Strong Evidence on the Positive Health Effects of Yogurt


Studies show that nutrient-dense yogurt may benefit individuals with lactose intolerance, constipation and diarrheal diseases, hypertension, cardiovascular diseases, diabetes, and certain types of cancer.

Yogurt is one of those foods that never goes out of style and maintains a sparkling reputation. Nutritionists hail its high calcium and protein content, as well as its probiotic strains. Studies indicate its nutrient-dense food that may benefit individuals with lactose intolerance, constipation and diarrheal diseases, hypertension, cardiovascular diseases, diabetes and certain types of cancer. Several studies have found that yogurt consumption might also as associated with lower total fat and saturated fat intakes and body fat. A review published ahead-of-print in the journal Critical Reviews in Food Science and Nutrition looks at yogurt’s role in obesity.

This research team is based at the University of Connecticut at Storrs. They remind us that obesity is often accompanied by chronic, low-grade inflammation perpetuated by adipose tissue and gut changes. As such, it may respond to yogurt’s bioactive components. They propose several mechanisms by which obesity changes the human gut and vice versa:

  • Microbiota dysregulation and impaired gut barrier function may increase endotoxin exposure.
  • Pathogens, inflammatory cytokines, endocannabinoids, diet, exercise, and gastrointestinal peptides can compromise intestinal barrier function, further exacerbating chronic inflammation.
  • Gut microbiota also contribute to energy homeostasis and fat storage.
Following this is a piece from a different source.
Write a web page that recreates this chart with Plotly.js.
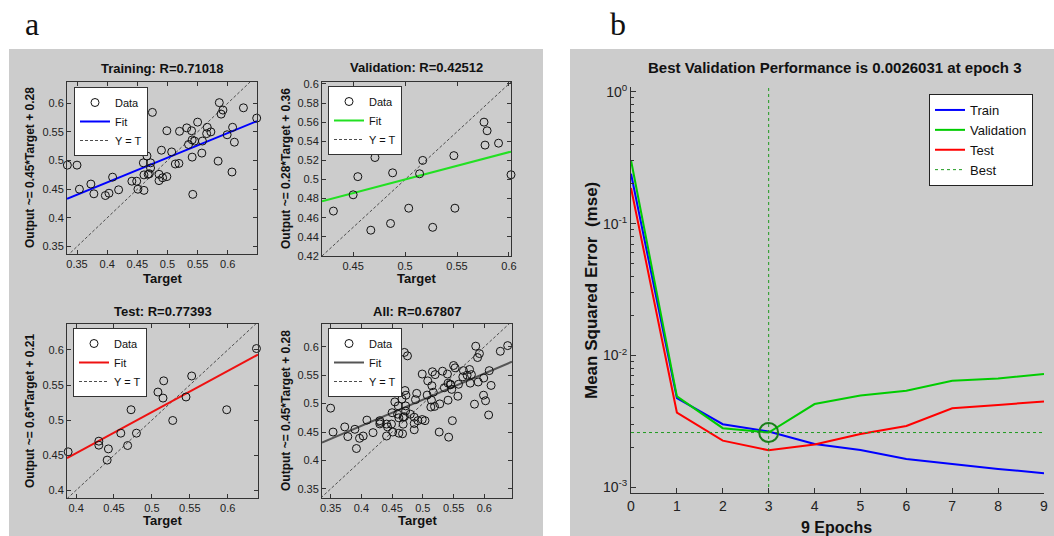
<!DOCTYPE html>
<html><head><meta charset="utf-8">
<script src="https://cdn.plot.ly/plotly-3.0.1.min.js"></script>
<style>html,body{margin:0;padding:0;background:#fff;}#chart{width:1054px;height:536px;}</style>
</head><body><div id="chart"></div>
<script>
// ---------------- DATA ----------------
// Training regression (Target, Output)
const trainTarget = [0.334,0.350,0.354,0.373,0.378,0.397,0.403,0.409,0.419,0.441,0.449,0.451,0.461,0.460,0.466,0.468,0.461,0.472,0.472,0.475,0.470,0.486,0.490,0.486,0.492,0.499,0.499,0.507,0.513,0.519,0.520,0.532,0.535,0.540,0.541,0.541,0.542,0.545,0.550,0.557,0.558,0.565,0.566,0.572,0.584,0.586,0.589,0.592,0.599,0.607,0.608,0.611,0.626,0.648];
const trainOutput = [0.492,0.492,0.450,0.459,0.442,0.439,0.443,0.471,0.449,0.464,0.464,0.450,0.448,0.496,0.508,0.476,0.475,0.487,0.496,0.584,0.477,0.476,0.518,0.465,0.470,0.472,0.552,0.515,0.494,0.495,0.551,0.557,0.528,0.552,0.536,0.506,0.441,0.534,0.567,0.513,0.534,0.547,0.558,0.550,0.499,0.601,0.581,0.588,0.545,0.480,0.558,0.532,0.592,0.574];
const trainFit = [0.43, 0.29];            // slope, intercept

// Validation regression
const valTarget = [0.431,0.450,0.450,0.4545,0.467,0.471,0.486,0.488,0.5035,0.514,0.517,0.5266,0.547,0.548,0.576,0.577,0.579,0.590,0.602];
const valOutput = [0.467,0.484,0.552,0.503,0.447,0.523,0.454,0.507,0.470,0.506,0.520,0.450,0.525,0.470,0.560,0.536,0.551,0.538,0.505];
const valFit = [0.286, 0.357];

// Test regression
const testTarget = [0.3895,0.430,0.430,0.4426,0.441,0.459,0.468,0.4725,0.4796,0.508,0.5156,0.5147,0.5275,0.545,0.5525,0.5987,0.638];
const testOutput = [0.4548,0.470,0.4643,0.459,0.443,0.4814,0.4638,0.5148,0.4814,0.540,0.556,0.5314,0.4995,0.533,0.5629,0.5148,0.602];
const testFit = [0.585, 0.219];

// All regression: union of the three sets plus points only seen in the "All" panel
const extraTarget = [0.392, 0.470];
const extraOutput = [0.421, 0.590];
const allFit = [0.46, 0.277];

const panelTitles = ['Training: R=0.71018','Validation: R=0.42512','Test: R=0.77393','All: R=0.67807'];
const panelYTitles = ['Output ~= 0.45*Target + 0.28','Output ~= 0.28*Target + 0.36','Output ~= 0.6*Target + 0.21','Output ~= 0.45*Target + 0.28'];
const legendNames = ['Data','Fit','Y = T'];

// Performance (mse per epoch)
const epochs = [0,1,2,3,4,5,6,7,8,9];
const trainPerf = [0.239,0.00474,0.00301,0.00265,0.00213,0.00192,0.00164,0.00150,0.00138,0.00128];
const valPerf   = [0.302,0.00489,0.00281,0.0026031,0.00428,0.00497,0.00540,0.00643,0.00668,0.00723];
const testPerf  = [0.186,0.00369,0.00226,0.00191,0.00211,0.00254,0.00292,0.00398,0.00422,0.00447];
const bestEpoch = 3;
const bestPerf = 0.0026031;
const perfNames = ['Train','Validation','Test','Best'];
const perfTitle = 'Best Validation Performance is 0.0026031 at epoch 3';
const perfYTitle = 'Mean Squared Error  (mse)';
const perfXTitle = '9 Epochs';
const logTickVals = [0.001,0.01,0.1,1];
const logTickText = ['10<sup>-3</sup>','10<sup>-2</sup>','10<sup>-1</sup>','10<sup>0</sup>'];

// ---------------- LAYOUT HELPERS ----------------
const W = 1054, H = 536;
const FONT = 'Liberation Sans, Arial, sans-serif';
const INK = '#1a1a1a';
const px = v => v / W;
const py = v => 1 - v / H;

function label(text, x, y, size, extra){
  return Object.assign({text:text, xref:'paper', yref:'paper', x:px(x), y:py(y), xanchor:'center', yanchor:'middle',
    showarrow:false, font:{family:FONT, size:size, color:'#111'}}, extra || {});
}

const panels = [
  {s:'',  box:{l:67, r:257,t:82, b:254}, xr:[0.3334,0.6485], yr:[0.337,0.637], xt:[0.35,0.05], yt:[0.35,0.05], leg:[74,87],
   T:trainTarget, O:trainOutput, fit:trainFit, color:'#0000ff', ytx:30, ty:68, xty:278},
  {s:'2', box:{l:322,r:511,t:82, b:256}, xr:[0.420,0.602], yr:[0.420,0.602], xt:[0.45,0.05], yt:[0.44,0.02], leg:[328,86],
   T:valTarget, O:valOutput, fit:valFit, color:'#22e022', ytx:286, ty:67, xty:278},
  {s:'3', box:{l:67, r:258,t:324,b:498}, xr:[0.388,0.640], yr:[0.389,0.637], xt:[0.4,0.05], yt:[0.4,0.05], leg:[73,328],
   T:testTarget, O:testOutput, fit:testFit, color:'#ee1111', ytx:30, ty:311, xty:520},
  {s:'4', box:{l:322,r:512,t:324,b:498}, xr:[0.336,0.645], yr:[0.334,0.640], xt:[0.35,0.05], yt:[0.35,0.05], leg:[328,328],
   T:trainTarget.concat(valTarget,testTarget,extraTarget), O:trainOutput.concat(valOutput,testOutput,extraOutput), fit:allFit, color:'#555555', ytx:286, ty:311, xty:520}
];

const traces = [];
const layout = {
  width: W, height: H, margin:{l:0,r:0,t:0,b:0},
  paper_bgcolor:'#ffffff', plot_bgcolor:'#ffffff',
  font:{family:FONT, color:INK},
  showlegend:true,
  shapes:[
    {type:'rect', xref:'paper', yref:'paper', x0:px(9), x1:px(543), y0:0, y1:py(49), fillcolor:'#cccccc', line:{width:0}, layer:'below'},
    {type:'rect', xref:'paper', yref:'paper', x0:px(570), x1:1, y0:0, y1:py(49), fillcolor:'#cccccc', line:{width:0}, layer:'below'}
  ],
  annotations:[
    label('a', 32, 24, 32, {font:{family:'Liberation Serif, Times New Roman, serif', size:32, color:'#111'}}),
    label('b', 618, 24, 32, {font:{family:'Liberation Serif, Times New Roman, serif', size:32, color:'#111'}})
  ]
};

function axisStyle(extra){
  return Object.assign({
    ticks:'inside', ticklen:4, tickwidth:1, tickcolor:'#333',
    showline:true, linecolor:'#333', linewidth:1, mirror:'ticks',
    showgrid:false, zeroline:false, fixedrange:true,
    tickfont:{family:FONT, size:11, color:'#222'}
  }, extra);
}

panels.forEach((p,i) => {
  const xa = 'x'+p.s, ya = 'y'+p.s;
  const legId = i === 0 ? 'legend' : 'legend'+(i+1);
  const lo = Math.min(p.xr[0], p.yr[0]), hi = Math.max(p.xr[1], p.yr[1]);
  // Y = T
  traces.push({type:'scatter', mode:'lines', x:[lo,hi], y:[lo,hi], xaxis:xa, yaxis:ya, legend:legId, legendrank:3,
    name:legendNames[2], line:{color:'#4d4d4d', width:1, dash:'3px,2px'}, hoverinfo:'skip'});
  // Fit
  traces.push({type:'scatter', mode:'lines', x:[p.xr[0],p.xr[1]], y:[p.fit[0]*p.xr[0]+p.fit[1], p.fit[0]*p.xr[1]+p.fit[1]],
    xaxis:xa, yaxis:ya, legend:legId, legendrank:2, name:legendNames[1], line:{color:p.color, width:2}, hoverinfo:'skip'});
  // Data
  traces.push({type:'scatter', mode:'markers', x:p.T, y:p.O, xaxis:xa, yaxis:ya, legend:legId, legendrank:1,
    name:legendNames[0], cliponaxis:false,
    marker:{symbol:'circle-open', size:8, color:'#111', line:{width:1, color:'#111'}}});

  layout['xaxis'+p.s] = axisStyle({domain:[px(p.box.l), px(p.box.r)], range:p.xr, tickmode:'linear', tick0:p.xt[0], dtick:p.xt[1], anchor:ya});
  layout['yaxis'+p.s] = axisStyle({domain:[py(p.box.b), py(p.box.t)], range:p.yr, tickmode:'linear', tick0:p.yt[0], dtick:p.yt[1], anchor:xa});

  layout[legId] = {x:px(p.leg[0]), y:py(p.leg[1]), xanchor:'left', yanchor:'top', bgcolor:'#ffffff',
    bordercolor:'#333', borderwidth:1, font:{family:FONT, size:11, color:'#111'}, traceorder:'normal',
    tracegroupgap:0, itemwidth:30};

  const cx = (p.box.l + p.box.r)/2;
  layout.annotations.push(label('<b>'+panelTitles[i]+'</b>', cx, p.ty, 13));
  layout.annotations.push(label('<b>Target</b>', cx, p.xty, 13));
  layout.annotations.push(label('<b>'+panelYTitles[i]+'</b>', p.ytx, (p.box.t+p.box.b)/2, 12, {textangle:-90}));
});

// ---------------- PERFORMANCE PANEL ----------------
const pb = {l:631, r:1044, t:87, b:493};
const yLogRange = [-3.043, 0.036];
const perfColors = ['#0000ff','#00cc00','#ff0000'];
[trainPerf, valPerf, testPerf].forEach((arr,k) => {
  traces.push({type:'scatter', mode:'lines', x:epochs, y:arr, xaxis:'x5', yaxis:'y5', legend:'legend5',
    name:perfNames[k], line:{color:perfColors[k], width:2}});
});
traces.push({type:'scatter', mode:'lines', x:[epochs[0], epochs[epochs.length-1]], y:[bestPerf,bestPerf], xaxis:'x5', yaxis:'y5',
  legend:'legend5', name:perfNames[3], line:{color:'#1f9a1f', width:1, dash:'3px,3px'}});
traces.push({type:'scatter', mode:'lines', x:[bestEpoch,bestEpoch], y:[Math.pow(10,yLogRange[0]), Math.pow(10,yLogRange[1])],
  xaxis:'x5', yaxis:'y5', showlegend:false, line:{color:'#1f9a1f', width:1, dash:'3px,3px'}});
traces.push({type:'scatter', mode:'markers', x:[bestEpoch], y:[bestPerf], xaxis:'x5', yaxis:'y5', showlegend:false, cliponaxis:false,
  marker:{symbol:'circle-open', size:19, color:'#1a7f1a', line:{width:2, color:'#1a7f1a'}}});

const minorVals = [];
[-3,-2,-1].forEach(d => { for (let k=2;k<=9;k++) minorVals.push(k*Math.pow(10,d)); });

layout.xaxis5 = axisStyle({domain:[px(pb.l), px(pb.r)], range:[0,9], tickmode:'linear', tick0:0, dtick:1, anchor:'y5',
  mirror:false, ticklen:5, tickfont:{family:FONT, size:14, color:'#222'}});
layout.yaxis5 = axisStyle({domain:[py(pb.b), py(pb.t)], type:'log', range:yLogRange, tickmode:'array',
  tickvals:logTickVals, ticktext:logTickText, anchor:'x5', mirror:false, ticklen:5,
  tickfont:{family:FONT, size:14, color:'#222'},
  minor:{tickmode:'array', tickvals:minorVals, ticks:'inside', ticklen:3, tickcolor:'#333', showgrid:false}});
layout.legend5 = {x:px(929), y:py(94), xanchor:'left', yanchor:'top', bgcolor:'#ffffff', bordercolor:'#222', borderwidth:1,
  font:{family:FONT, size:13, color:'#111'}, traceorder:'normal', itemwidth:30};

layout.annotations.push(label('<b>'+perfTitle+'</b>', 835, 67, 15));
layout.annotations.push(label('<b>'+perfYTitle+'</b>', 591, 291, 17, {textangle:-90}));
layout.annotations.push(label('<b>'+perfXTitle+'</b>', 836, 527, 16));

Plotly.newPlot('chart', traces, layout, {displayModeBar:false, staticPlot:true});
</script></body></html>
Yogurt consumption may improve gut health and reduce chronic inflammation. Current research indicates that improved innate and adaptive immune responses, intestinal barrier function, and lipid profiles may contribute to better appetite regulation.

Conventional yogurt cultures have limited gut viability and may influence gut microbiota composition only marginally. The authors note that yogurt that retains its probiotics may have greater viability. This is in keeping with nutritionist recommendations to patients advising them to select high protein, low sugar yogurts.

Most previous studies have been conducted in animals or in populations other than the obese adult, so additional studies are needed. This manuscript’s strengths include the large number of studies include, and charts summarizing the evidence in appetite control, inflammation, and dyslipidemia.